There's more...

The soft delay is a nice way to handle rate limiting in a way which is the least disruptive to most users. However, if you're running an API-based service and want to ensure the requesting application is notified of any request which hits the limit, you can add the nodelay parameter to the limit_req directive. Consider this example:

limit_req zone=basiclimit burst=5 nodelay; 

Instead of seeing the connections queued, they're immediately returned with a 503 (Service Unavailable) HTTP error.

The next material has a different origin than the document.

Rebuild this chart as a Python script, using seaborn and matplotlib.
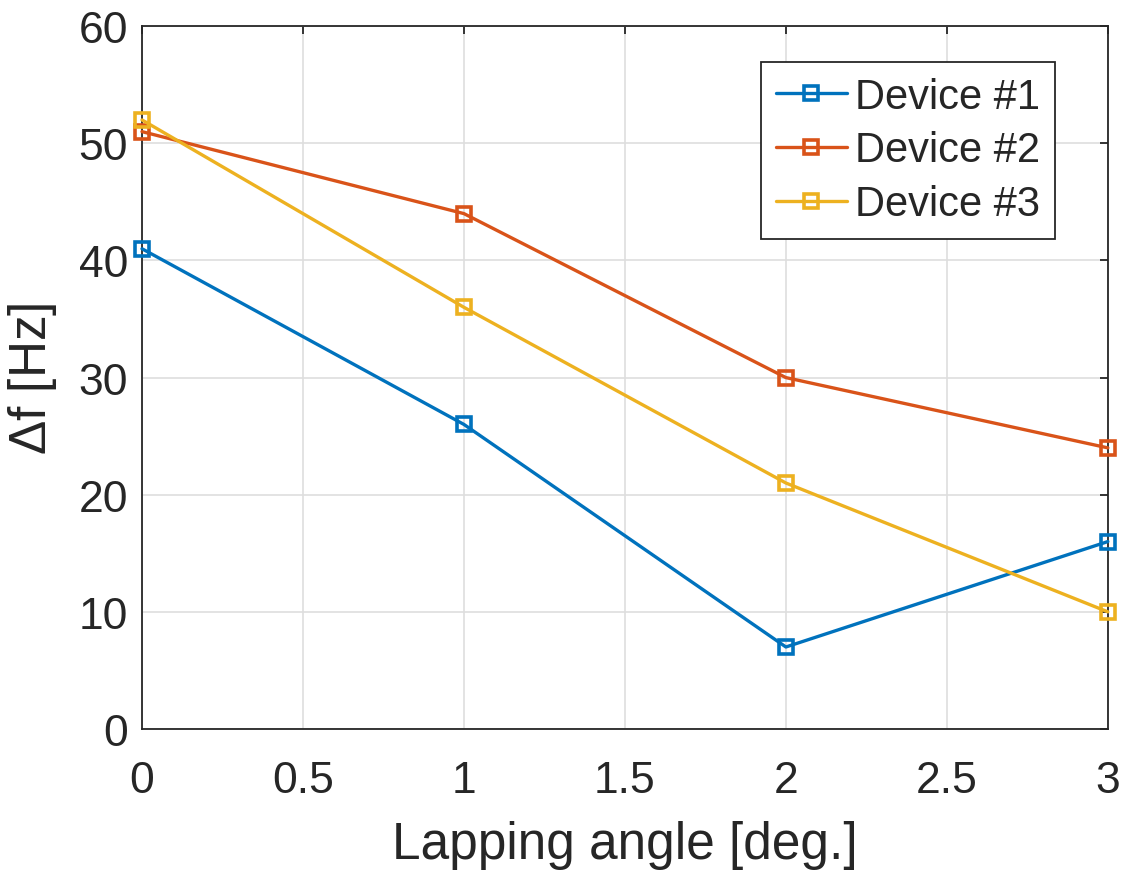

If we rerun the same initial Apache Benchmark call (even with a single connection), we now see this:

Concurrency Level:      1 
Time taken for tests:   4.306 seconds 
Complete requests:      200 
Failed requests:        152 
   (Connect: 0, Receive: 0, Length: 152, Exceptions: 0) 
Non-2xx responses:      152 
Total transferred:      1387016 bytes 
HTML transferred:       1343736 bytes 
Requests per second:    46.45 [#/sec] (mean) 
Time per request:       21.529 [ms] (mean) 
Time per request:       21.529 [ms] (mean, across all concurrent requests) 
Transfer rate:          314.58 [Kbytes/sec] received 

Not all our requests returned with a status of 200, and instead any requests over the limit immediately received a 503. This is why our benchmark only shows 46 successful requests per second, as 152 of these were 503 errors.